= EXERCISE =
Filter the lines below, copying only those with the string "chart".

= DATA PROVIDED =
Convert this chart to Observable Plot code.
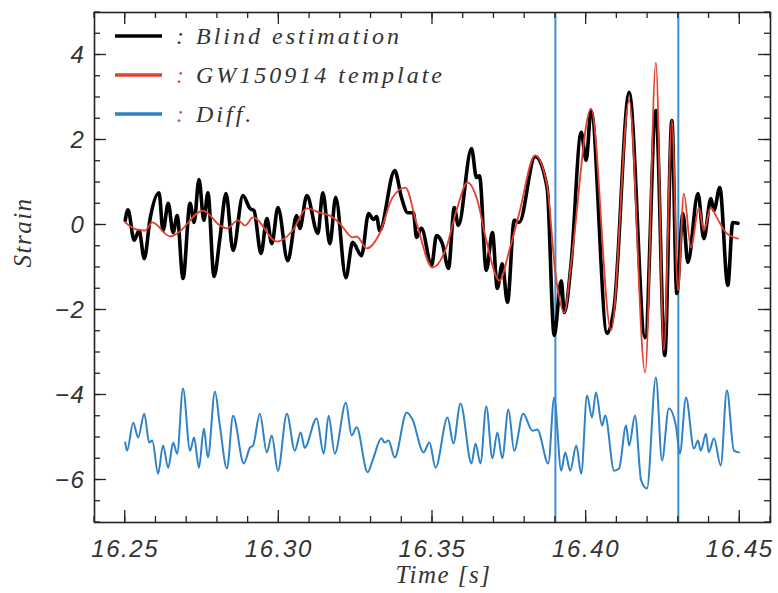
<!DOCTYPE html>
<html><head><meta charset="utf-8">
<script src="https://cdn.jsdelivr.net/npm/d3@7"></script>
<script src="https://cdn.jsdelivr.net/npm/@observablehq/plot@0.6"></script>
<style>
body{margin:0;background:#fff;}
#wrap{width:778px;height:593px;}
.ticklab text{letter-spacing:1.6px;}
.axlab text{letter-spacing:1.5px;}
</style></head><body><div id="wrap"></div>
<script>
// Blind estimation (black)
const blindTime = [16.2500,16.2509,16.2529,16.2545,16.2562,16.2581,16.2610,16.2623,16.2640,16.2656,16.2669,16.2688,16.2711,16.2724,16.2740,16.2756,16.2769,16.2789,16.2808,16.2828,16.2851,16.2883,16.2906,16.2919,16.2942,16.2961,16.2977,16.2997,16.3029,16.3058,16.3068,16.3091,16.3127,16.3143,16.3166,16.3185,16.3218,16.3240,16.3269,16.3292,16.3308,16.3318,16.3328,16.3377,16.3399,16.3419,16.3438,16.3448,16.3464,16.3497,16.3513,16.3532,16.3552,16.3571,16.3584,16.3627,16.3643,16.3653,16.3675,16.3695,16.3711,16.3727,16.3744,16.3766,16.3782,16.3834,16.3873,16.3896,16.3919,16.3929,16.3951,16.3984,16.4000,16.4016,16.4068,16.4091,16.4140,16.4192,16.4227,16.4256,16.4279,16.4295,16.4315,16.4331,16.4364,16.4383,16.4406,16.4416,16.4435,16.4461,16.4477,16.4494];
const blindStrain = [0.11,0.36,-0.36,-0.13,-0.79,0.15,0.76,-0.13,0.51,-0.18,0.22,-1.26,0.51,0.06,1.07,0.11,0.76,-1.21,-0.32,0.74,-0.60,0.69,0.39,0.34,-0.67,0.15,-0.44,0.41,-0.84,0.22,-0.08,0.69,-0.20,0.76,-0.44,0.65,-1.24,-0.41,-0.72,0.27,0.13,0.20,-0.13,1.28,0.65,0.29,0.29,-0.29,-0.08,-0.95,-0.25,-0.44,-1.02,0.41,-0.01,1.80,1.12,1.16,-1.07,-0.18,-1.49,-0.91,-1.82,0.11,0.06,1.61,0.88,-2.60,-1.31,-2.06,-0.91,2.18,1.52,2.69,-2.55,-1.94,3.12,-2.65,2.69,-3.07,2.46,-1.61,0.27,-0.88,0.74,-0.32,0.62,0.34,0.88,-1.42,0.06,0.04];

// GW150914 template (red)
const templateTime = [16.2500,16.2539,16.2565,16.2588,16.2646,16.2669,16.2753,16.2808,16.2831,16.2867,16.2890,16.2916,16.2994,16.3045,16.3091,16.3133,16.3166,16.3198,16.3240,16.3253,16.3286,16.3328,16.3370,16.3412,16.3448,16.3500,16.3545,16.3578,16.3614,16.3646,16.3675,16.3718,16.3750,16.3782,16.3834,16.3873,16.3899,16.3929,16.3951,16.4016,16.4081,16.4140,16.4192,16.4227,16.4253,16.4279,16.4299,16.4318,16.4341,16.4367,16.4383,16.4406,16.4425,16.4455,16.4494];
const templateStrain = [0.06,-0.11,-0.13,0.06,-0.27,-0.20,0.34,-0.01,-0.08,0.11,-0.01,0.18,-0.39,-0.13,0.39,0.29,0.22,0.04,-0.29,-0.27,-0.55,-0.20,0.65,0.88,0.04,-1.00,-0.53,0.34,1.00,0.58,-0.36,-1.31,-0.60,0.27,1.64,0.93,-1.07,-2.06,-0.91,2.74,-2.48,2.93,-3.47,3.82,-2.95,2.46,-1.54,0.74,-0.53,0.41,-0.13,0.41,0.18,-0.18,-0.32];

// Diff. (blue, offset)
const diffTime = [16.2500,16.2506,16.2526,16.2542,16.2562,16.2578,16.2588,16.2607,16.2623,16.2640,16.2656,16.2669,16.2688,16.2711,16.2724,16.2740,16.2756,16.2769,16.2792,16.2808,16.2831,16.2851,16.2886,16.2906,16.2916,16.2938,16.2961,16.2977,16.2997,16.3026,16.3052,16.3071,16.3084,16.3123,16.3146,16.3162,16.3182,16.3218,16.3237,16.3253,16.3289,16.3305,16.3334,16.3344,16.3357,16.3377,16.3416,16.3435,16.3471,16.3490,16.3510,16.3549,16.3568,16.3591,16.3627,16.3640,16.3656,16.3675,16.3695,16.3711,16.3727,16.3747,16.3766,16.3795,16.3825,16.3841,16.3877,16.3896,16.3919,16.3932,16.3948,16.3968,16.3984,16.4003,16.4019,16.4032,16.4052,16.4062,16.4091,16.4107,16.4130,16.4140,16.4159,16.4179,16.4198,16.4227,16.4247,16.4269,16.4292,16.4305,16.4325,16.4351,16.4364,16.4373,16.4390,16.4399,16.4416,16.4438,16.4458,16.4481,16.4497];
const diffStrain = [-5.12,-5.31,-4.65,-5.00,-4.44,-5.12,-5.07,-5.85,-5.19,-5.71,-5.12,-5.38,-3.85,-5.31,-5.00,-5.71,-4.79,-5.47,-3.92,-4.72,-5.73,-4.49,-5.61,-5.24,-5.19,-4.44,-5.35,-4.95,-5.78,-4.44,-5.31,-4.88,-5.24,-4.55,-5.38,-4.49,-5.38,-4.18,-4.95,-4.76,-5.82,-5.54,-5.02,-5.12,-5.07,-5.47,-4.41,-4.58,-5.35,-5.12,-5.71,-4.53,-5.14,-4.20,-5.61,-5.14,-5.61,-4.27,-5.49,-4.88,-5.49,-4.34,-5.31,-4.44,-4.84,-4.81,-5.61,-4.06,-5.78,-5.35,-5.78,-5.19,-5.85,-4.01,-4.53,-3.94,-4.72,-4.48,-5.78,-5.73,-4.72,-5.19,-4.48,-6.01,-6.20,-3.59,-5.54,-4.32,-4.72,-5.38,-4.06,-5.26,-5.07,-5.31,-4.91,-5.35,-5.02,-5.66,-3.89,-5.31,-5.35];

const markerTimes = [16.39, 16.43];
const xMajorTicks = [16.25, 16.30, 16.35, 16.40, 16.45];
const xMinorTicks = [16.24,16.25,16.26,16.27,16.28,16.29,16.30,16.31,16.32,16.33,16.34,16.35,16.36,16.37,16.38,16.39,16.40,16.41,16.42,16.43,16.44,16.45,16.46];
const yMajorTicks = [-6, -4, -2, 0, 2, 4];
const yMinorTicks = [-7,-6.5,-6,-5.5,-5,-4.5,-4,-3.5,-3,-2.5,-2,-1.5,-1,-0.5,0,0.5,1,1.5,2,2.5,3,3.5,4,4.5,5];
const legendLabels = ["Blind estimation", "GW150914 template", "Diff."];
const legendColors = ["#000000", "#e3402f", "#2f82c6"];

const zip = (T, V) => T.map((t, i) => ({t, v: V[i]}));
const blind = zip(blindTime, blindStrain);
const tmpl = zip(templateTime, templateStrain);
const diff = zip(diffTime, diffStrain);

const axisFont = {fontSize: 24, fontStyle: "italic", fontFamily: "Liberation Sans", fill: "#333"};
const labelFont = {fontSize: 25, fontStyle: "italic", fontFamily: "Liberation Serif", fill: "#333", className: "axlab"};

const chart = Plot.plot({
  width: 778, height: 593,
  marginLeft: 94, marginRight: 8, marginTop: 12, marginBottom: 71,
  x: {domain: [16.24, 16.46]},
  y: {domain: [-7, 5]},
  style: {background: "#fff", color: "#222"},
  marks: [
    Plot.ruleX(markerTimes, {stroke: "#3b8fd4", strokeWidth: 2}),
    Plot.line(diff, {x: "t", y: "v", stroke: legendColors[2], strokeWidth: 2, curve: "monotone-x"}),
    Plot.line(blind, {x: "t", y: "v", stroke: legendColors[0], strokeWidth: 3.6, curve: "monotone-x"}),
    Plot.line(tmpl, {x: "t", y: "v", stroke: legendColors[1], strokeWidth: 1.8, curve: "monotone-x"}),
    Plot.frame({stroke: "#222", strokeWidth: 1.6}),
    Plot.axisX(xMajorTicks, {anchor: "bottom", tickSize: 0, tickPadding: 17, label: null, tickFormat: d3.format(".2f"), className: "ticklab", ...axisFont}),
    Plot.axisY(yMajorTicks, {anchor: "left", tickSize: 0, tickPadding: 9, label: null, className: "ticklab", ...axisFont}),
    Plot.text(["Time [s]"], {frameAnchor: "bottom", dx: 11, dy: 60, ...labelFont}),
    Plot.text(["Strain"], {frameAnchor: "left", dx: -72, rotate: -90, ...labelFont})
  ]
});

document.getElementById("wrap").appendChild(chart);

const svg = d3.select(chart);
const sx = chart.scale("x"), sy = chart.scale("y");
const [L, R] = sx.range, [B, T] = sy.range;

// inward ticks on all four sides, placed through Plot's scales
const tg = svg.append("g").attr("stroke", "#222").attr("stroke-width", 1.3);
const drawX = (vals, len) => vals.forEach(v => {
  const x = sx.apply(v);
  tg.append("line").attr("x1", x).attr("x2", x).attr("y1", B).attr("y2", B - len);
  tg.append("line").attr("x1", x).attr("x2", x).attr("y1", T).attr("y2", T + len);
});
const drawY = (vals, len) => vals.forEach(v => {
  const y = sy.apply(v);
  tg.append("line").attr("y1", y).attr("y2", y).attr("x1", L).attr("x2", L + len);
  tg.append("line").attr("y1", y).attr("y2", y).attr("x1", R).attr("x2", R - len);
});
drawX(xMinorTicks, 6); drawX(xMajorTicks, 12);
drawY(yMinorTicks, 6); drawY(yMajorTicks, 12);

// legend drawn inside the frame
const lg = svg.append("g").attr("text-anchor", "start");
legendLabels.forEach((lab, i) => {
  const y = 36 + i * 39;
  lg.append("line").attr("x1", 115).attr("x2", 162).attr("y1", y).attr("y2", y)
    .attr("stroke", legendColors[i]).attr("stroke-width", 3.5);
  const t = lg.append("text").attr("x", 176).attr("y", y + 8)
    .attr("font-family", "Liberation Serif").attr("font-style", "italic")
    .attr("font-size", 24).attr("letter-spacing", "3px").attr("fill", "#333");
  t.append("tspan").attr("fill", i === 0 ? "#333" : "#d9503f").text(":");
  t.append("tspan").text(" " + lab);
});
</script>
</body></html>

= FULL ANSWER =
Convert this chart to Observable Plot code.
const chart = Plot.plot({
document.getElementById("wrap").appendChild(chart);
const svg = d3.select(chart);
const sx = chart.scale("x"), sy = chart.scale("y");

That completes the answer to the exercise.